• AIM OF THE EXERCISE: Pictures must not be retyped. Return exactly the lines from the one with "Output the LaTeX" through the one with "(454,273) rectangle (926,629);", both included, and no others.

• STORED RECORDS:
◆ ◆ ◆ ◆ ◆ ◆ ◆
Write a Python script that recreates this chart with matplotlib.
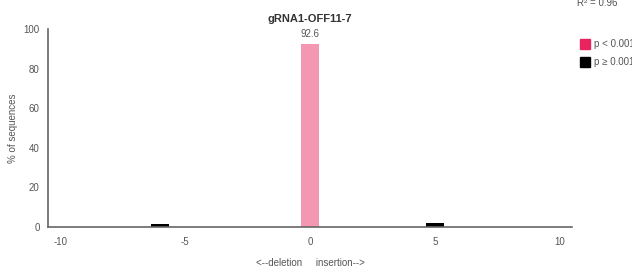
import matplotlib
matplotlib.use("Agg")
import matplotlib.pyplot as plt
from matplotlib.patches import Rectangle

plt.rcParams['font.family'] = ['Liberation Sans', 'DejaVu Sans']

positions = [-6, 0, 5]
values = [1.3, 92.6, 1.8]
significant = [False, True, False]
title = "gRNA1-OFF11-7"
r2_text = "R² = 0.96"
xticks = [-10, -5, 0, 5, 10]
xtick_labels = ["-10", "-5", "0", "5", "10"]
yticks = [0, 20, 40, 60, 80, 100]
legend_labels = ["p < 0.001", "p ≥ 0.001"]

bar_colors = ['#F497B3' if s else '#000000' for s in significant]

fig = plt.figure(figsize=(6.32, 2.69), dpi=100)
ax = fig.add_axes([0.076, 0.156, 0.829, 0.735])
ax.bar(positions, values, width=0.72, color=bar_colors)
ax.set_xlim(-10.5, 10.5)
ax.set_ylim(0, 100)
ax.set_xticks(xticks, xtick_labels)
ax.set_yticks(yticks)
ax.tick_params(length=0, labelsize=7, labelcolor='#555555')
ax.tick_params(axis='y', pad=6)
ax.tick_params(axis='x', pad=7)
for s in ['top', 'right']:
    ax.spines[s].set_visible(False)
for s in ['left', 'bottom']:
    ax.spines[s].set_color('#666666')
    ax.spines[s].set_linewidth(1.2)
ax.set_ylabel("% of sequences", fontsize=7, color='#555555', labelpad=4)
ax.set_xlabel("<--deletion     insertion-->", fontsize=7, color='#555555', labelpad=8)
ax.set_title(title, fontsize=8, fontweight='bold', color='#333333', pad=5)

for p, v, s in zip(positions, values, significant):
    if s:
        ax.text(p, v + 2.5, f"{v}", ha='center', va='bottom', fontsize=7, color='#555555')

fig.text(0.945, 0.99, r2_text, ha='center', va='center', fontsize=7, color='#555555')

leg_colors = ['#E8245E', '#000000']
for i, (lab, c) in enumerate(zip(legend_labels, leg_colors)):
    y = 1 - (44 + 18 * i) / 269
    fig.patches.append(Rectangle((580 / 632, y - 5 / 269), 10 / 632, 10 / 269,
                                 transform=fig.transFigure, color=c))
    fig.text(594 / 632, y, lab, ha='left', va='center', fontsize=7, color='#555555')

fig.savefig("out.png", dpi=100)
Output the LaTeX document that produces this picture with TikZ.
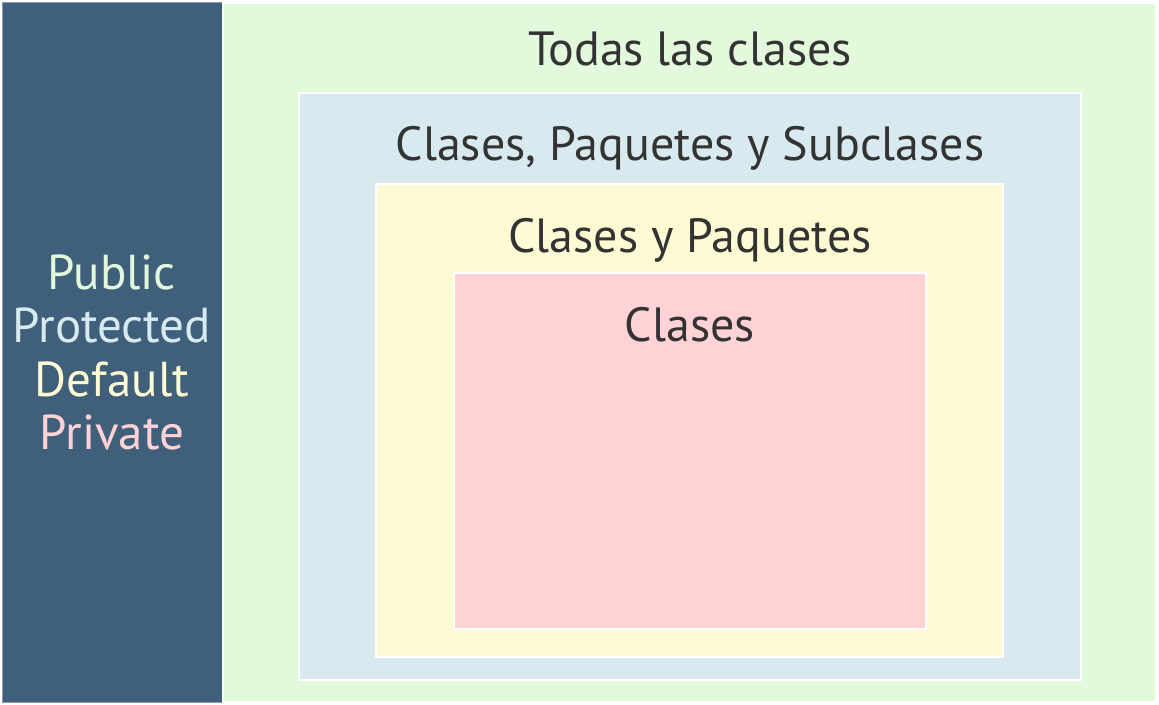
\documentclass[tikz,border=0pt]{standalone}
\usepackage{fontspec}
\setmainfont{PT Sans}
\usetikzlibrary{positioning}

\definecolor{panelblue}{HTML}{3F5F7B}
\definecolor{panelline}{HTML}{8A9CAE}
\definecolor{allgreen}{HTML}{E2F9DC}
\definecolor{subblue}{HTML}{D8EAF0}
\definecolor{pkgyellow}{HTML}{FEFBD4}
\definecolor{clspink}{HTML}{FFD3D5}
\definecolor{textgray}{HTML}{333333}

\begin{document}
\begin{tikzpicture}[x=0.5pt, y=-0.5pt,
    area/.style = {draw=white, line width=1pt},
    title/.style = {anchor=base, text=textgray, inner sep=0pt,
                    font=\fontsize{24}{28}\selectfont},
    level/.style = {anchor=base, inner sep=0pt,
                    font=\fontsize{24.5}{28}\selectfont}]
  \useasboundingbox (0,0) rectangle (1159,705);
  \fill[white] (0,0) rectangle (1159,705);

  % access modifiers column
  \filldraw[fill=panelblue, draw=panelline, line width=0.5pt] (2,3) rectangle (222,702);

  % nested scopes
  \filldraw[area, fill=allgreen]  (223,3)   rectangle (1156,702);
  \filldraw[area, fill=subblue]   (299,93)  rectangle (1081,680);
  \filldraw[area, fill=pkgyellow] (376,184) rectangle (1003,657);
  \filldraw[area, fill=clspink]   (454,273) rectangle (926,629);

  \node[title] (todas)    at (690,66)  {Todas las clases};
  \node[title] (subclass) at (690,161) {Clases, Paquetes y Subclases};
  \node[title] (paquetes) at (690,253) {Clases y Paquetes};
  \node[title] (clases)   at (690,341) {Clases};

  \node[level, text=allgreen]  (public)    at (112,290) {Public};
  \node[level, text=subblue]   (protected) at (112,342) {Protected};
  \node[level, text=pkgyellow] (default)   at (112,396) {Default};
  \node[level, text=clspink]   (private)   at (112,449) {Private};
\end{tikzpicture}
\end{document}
◆ ◆ ◆ ◆ ◆ ◆ ◆
• ANSWER TO THE TASK:
Output the LaTeX document that produces this picture with TikZ.
\documentclass[tikz,border=0pt]{standalone}
\usepackage{fontspec}
\setmainfont{PT Sans}
\usetikzlibrary{positioning}

\definecolor{panelblue}{HTML}{3F5F7B}
\definecolor{panelline}{HTML}{8A9CAE}
\definecolor{allgreen}{HTML}{E2F9DC}
\definecolor{subblue}{HTML}{D8EAF0}
\definecolor{pkgyellow}{HTML}{FEFBD4}
\definecolor{clspink}{HTML}{FFD3D5}
\definecolor{textgray}{HTML}{333333}

\begin{document}
\begin{tikzpicture}[x=0.5pt, y=-0.5pt,
    area/.style = {draw=white, line width=1pt},
    title/.style = {anchor=base, text=textgray, inner sep=0pt,
                    font=\fontsize{24}{28}\selectfont},
    level/.style = {anchor=base, inner sep=0pt,
                    font=\fontsize{24.5}{28}\selectfont}]
  \useasboundingbox (0,0) rectangle (1159,705);
  \fill[white] (0,0) rectangle (1159,705);

  % access modifiers column
  \filldraw[fill=panelblue, draw=panelline, line width=0.5pt] (2,3) rectangle (222,702);

  % nested scopes
  \filldraw[area, fill=allgreen]  (223,3)   rectangle (1156,702);
  \filldraw[area, fill=subblue]   (299,93)  rectangle (1081,680);
  \filldraw[area, fill=pkgyellow] (376,184) rectangle (1003,657);
  \filldraw[area, fill=clspink]   (454,273) rectangle (926,629);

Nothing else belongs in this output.